David Sachdev wrote:Do you feel that Test First development lets you strategically architect out what you are trying to develop, or do you find it limiting?
I'll share my thoughts on this. First of all, I don't see TDD as a strategic way to architect a solution but more like a way to help me be systematic and focused. Working test-first definitely helps me produce working designs that are modular and fit for purpose. What it limits, for me, is the unwanted things like spending two hours to create a design that's so-and-so.
J.B. Rainsberger makes a nice analogy between TDD and the brakes in your car. He says you don't have brakes in your car so that you can stop. Instead, you have brakes in your car so that you can drive fast. The point is that TDD makes you think about what you're doing and while it may feel like you're going slow because you need to write all those tests, it's the very presence of those tests that allows you to keep writing code as fast as you are. Without the tests and the thinking that leads to those tests, you'd spend a lot of time reading the code over "one more time", "just to be sure" that you haven't broken anything and aren't about to break anything.

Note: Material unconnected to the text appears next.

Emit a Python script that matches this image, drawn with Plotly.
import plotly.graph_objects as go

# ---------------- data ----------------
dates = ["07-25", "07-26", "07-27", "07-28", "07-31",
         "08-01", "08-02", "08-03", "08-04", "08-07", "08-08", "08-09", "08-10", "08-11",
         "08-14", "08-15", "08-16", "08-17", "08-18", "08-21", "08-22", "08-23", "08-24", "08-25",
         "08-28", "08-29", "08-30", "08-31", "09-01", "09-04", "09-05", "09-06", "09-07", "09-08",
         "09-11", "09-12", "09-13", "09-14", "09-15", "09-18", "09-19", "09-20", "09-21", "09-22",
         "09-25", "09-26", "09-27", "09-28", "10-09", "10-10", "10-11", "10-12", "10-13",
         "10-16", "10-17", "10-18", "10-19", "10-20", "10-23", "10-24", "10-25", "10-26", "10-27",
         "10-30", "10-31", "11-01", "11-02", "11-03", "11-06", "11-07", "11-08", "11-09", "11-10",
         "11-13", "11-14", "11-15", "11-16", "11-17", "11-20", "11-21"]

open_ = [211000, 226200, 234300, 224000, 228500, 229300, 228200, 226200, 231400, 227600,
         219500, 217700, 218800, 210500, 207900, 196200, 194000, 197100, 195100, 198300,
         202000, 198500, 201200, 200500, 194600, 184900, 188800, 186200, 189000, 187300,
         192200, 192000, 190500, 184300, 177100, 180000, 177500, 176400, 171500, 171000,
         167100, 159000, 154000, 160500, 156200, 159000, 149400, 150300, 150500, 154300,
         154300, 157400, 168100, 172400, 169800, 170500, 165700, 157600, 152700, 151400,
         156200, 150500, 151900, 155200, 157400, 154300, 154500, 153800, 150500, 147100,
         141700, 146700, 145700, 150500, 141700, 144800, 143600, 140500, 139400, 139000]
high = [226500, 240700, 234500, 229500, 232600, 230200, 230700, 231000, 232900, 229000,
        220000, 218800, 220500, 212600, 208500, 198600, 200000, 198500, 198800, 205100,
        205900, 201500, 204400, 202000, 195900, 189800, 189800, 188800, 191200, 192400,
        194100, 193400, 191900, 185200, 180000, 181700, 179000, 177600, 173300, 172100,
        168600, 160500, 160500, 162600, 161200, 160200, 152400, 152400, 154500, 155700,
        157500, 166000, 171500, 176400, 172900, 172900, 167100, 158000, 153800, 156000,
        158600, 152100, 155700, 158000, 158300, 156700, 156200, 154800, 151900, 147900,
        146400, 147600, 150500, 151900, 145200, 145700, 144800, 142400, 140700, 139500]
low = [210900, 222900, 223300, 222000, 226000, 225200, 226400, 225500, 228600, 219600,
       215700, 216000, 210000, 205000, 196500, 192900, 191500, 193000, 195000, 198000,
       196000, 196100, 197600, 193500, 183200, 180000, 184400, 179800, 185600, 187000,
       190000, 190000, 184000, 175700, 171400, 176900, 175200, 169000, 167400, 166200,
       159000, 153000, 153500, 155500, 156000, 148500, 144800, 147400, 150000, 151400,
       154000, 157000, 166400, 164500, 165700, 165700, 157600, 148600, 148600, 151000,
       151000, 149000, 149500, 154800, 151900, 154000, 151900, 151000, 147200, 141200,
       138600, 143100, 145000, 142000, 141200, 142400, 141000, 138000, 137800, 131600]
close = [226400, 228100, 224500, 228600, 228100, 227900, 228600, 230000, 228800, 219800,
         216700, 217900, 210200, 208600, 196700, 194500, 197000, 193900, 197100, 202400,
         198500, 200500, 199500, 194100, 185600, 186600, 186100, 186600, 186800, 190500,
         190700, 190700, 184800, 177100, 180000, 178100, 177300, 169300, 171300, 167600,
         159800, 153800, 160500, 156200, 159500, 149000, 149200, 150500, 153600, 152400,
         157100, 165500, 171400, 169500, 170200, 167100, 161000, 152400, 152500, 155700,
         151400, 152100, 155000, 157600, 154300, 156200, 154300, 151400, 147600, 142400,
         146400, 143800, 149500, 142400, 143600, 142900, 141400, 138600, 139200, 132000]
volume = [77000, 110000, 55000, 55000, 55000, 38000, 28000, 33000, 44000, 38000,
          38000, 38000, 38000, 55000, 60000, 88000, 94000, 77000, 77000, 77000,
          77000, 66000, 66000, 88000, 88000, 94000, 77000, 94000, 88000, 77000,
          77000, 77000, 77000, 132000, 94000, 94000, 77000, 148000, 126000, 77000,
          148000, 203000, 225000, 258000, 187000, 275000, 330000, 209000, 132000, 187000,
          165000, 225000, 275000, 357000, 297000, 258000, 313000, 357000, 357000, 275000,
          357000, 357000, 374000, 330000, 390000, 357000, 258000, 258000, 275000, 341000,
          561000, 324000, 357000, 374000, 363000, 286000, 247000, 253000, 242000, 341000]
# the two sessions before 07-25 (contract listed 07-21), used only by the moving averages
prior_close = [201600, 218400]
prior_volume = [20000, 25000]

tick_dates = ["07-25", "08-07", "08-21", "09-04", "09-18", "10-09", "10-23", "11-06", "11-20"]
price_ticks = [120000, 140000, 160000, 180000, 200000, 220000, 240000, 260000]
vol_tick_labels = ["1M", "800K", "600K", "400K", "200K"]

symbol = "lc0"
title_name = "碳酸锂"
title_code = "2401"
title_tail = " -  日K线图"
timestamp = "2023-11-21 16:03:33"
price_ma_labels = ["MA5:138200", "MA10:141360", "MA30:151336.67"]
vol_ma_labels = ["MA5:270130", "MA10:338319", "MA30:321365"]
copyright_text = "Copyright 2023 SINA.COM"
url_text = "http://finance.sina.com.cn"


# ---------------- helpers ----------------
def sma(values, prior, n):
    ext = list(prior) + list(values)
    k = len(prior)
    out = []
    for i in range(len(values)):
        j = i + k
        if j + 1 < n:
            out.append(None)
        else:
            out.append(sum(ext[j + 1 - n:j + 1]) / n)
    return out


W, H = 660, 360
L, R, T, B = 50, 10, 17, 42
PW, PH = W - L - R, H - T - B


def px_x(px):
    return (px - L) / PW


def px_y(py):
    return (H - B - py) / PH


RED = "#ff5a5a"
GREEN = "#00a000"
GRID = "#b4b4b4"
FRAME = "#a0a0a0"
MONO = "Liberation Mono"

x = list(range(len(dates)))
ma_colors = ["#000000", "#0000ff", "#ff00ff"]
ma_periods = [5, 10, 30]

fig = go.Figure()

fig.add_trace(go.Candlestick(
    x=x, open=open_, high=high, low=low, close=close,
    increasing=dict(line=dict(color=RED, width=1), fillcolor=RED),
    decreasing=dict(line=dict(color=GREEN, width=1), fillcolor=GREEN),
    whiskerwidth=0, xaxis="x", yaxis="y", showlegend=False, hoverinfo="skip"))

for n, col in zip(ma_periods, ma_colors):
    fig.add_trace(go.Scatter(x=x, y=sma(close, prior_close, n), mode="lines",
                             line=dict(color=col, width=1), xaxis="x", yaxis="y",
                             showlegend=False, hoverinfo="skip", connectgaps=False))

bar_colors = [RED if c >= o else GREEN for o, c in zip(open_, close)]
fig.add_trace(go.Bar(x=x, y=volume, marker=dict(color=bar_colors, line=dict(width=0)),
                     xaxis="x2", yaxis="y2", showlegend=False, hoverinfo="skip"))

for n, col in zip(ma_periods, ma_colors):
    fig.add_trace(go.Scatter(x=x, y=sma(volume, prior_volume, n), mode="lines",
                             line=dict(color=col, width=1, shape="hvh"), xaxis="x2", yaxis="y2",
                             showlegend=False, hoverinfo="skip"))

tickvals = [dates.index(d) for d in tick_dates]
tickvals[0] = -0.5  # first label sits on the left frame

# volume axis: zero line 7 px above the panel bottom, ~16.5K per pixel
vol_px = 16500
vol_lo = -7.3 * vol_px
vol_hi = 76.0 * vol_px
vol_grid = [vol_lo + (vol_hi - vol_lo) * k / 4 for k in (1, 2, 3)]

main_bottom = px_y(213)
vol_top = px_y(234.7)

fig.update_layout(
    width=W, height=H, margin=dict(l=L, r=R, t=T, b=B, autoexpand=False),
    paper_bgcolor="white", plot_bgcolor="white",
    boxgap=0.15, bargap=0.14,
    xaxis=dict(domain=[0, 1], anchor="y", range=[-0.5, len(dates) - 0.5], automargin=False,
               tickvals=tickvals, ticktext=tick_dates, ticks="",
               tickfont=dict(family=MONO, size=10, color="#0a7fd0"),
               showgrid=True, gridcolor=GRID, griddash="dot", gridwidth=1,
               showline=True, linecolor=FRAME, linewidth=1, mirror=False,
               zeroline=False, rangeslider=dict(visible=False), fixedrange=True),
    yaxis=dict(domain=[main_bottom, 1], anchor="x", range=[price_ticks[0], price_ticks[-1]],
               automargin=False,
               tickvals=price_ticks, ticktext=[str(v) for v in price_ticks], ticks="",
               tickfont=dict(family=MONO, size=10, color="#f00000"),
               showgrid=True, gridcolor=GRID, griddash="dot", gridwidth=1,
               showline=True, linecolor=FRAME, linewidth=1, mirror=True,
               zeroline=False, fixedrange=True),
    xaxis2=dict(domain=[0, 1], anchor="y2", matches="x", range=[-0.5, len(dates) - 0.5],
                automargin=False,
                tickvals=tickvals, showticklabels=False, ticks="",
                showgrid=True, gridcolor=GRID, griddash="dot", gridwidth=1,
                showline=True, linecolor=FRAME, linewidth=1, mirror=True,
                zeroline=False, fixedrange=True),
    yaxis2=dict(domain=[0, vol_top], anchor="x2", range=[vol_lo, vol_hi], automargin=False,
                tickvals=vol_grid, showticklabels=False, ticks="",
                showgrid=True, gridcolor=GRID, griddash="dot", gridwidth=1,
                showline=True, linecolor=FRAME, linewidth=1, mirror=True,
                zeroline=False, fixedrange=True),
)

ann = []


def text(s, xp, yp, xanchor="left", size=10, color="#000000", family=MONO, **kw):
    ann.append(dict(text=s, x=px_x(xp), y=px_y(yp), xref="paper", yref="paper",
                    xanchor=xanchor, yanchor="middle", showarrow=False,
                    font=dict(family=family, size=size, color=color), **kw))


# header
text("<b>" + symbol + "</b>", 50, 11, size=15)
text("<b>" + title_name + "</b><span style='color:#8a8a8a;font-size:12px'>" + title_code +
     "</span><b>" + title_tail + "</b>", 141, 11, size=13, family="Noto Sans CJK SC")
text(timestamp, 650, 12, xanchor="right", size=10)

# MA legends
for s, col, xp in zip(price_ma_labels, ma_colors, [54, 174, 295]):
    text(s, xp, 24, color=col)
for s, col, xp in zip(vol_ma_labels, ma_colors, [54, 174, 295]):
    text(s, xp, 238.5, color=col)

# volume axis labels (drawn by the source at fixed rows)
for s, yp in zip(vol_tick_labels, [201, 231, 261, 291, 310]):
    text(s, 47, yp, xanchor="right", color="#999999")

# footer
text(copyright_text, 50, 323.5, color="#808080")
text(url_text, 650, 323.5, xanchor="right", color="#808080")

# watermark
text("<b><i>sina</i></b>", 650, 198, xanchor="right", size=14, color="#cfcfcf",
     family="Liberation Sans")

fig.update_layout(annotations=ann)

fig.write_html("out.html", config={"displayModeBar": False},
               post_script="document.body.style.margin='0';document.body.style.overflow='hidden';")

TDD is also definitely not the only way to get that outcome and I don't test-drive my code 100% of the time. For instance, writing a test upfront requires the ability to imagine a design that would work. If I'm integrating with an API I don't know, how could I imagine a valid, working design? In such situations, I tend to first hack around with the purpose of
learning what I want and then either 1) backtracking a bit and test-driving the code (now that I know how the API works), or 2) adding tests around the hacked-together prototype. When I end up doing the latter, I almost always end up regretting that I didn't test-drive it from scratch. I still do it every now and then. How stupid of me...
By the way, when you say this:
David Sachdev wrote:I find that I prefer to test simultaneous with development as opposed to a test-first approach.
What do you mean by "simultaneously" testing and developing? To me, writing one test, making it pass, writing another, making that pass, etc. is already quite simultaneous and without clear checkpoints along the way I don't feel like I know where I am.